The Tenancy Agreement

Your property will normally be let on an Assured Shorthold Tenancy as introduced by the Housing Act 1988 and amended by the Housing Act 1996. Under such a tenancy the landlord has a right to a vacated property at the end of the tenancy. Such tenancies are suitable for either furnished or unfurnished properties. The initial fixed term is usually for at least six months and there is no maximum.

The landlord must serve at least 2 months Notice (expiring at the end of a rent period of the tenancy) in order to terminate the tenancy. The tenant must serve at least 1 months Notice (expiring at the end of a rent period of the tenancy) in order to terminate the tenancy.
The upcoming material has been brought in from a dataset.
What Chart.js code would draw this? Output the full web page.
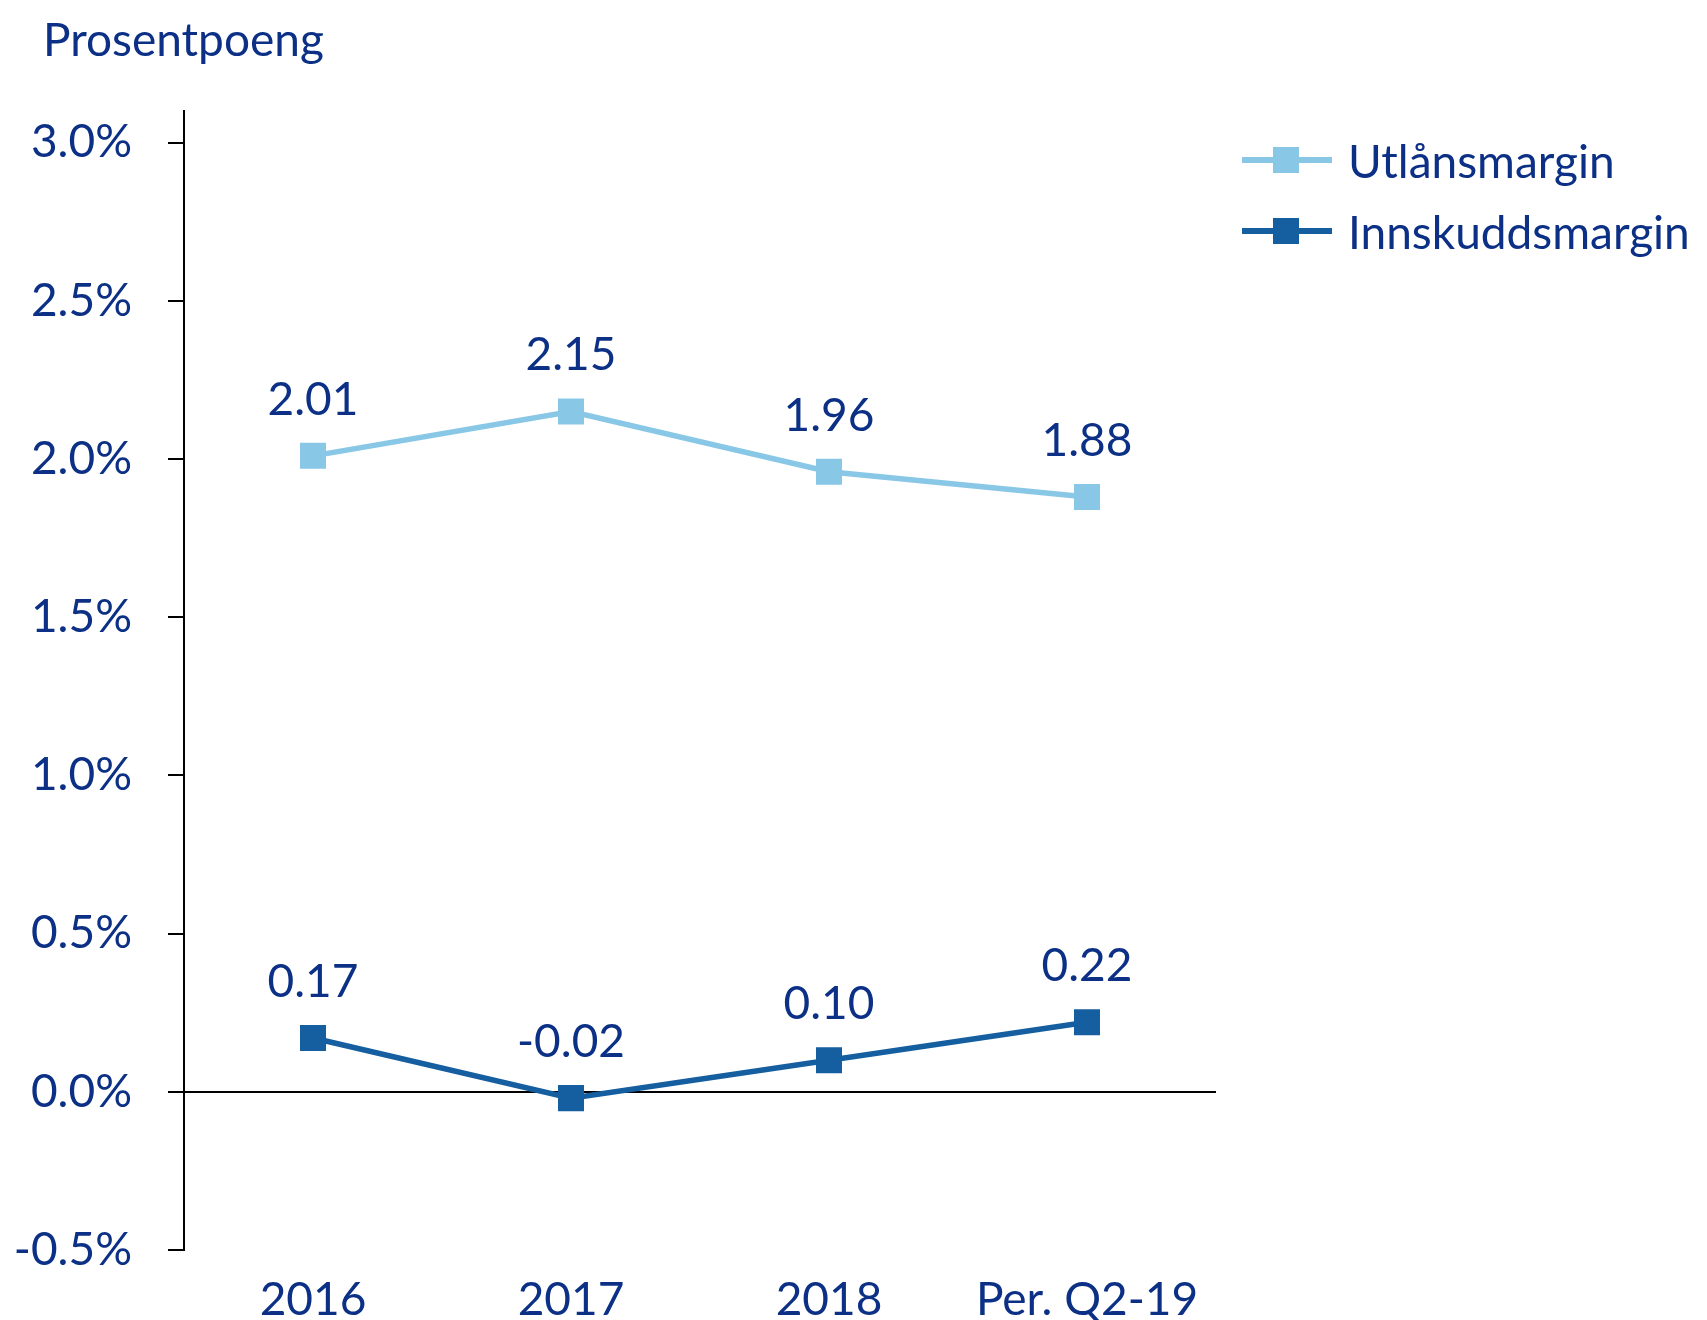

The tenancy cannot be brought to an end by either side before the end of the initial 6-month term, except in certain circumstances such as non-payment of rent.

When the initial 6-month term ends, if the landlord has not served notice, the tenant may hold over in the property under terms of the Tenancy Agreement. The landlord may at any time after the initial 6-month period serve 2 months notice to recover possession and the the tenant can serve 1 months notice to vacate the property, but the agreement can continue indefinitely if both parties agree.

Generally, the landlord is responsible for repairs to the structure and exterior of the property (including drains, gutters and external pipes) and for repairing and maintaining the installations for gas, water and electricity, sanitation appliances and space and water heating appliances.

Rent will be payable by the tenant, monthly in advance; due on the corresponding day to that from which the tenancy is commenced. The tenant is responsible for the payment of water rates, council tax, gas and electricity and telephone bills in addition to the rent. These are paid direct by the tenants to the relevant authorities and the landlord should ensure termination of his own account with each authority on the day he vacates.

The landlord is responsible for Buildings Insurance. The tenant is required to take out insurance to cover both his possessions and matters for which he is responsible as a tenant. We cannot undertake to ensure that tenants have taken out the necessary insurance, but this does not relieve them of their repairing obligations.

Occasionally, but very rarely, for some reason tenants may refuse to vacate a property despite their tenancy being terminated correctly. In such a case, once the Notice terminating the tenancy has expired, an application must be made to the Court for an Order for Possession. This can take some time. Solicitors and Court costs involved in such an action, if they cannot be recovered from the tenant, will be payable by the landlord.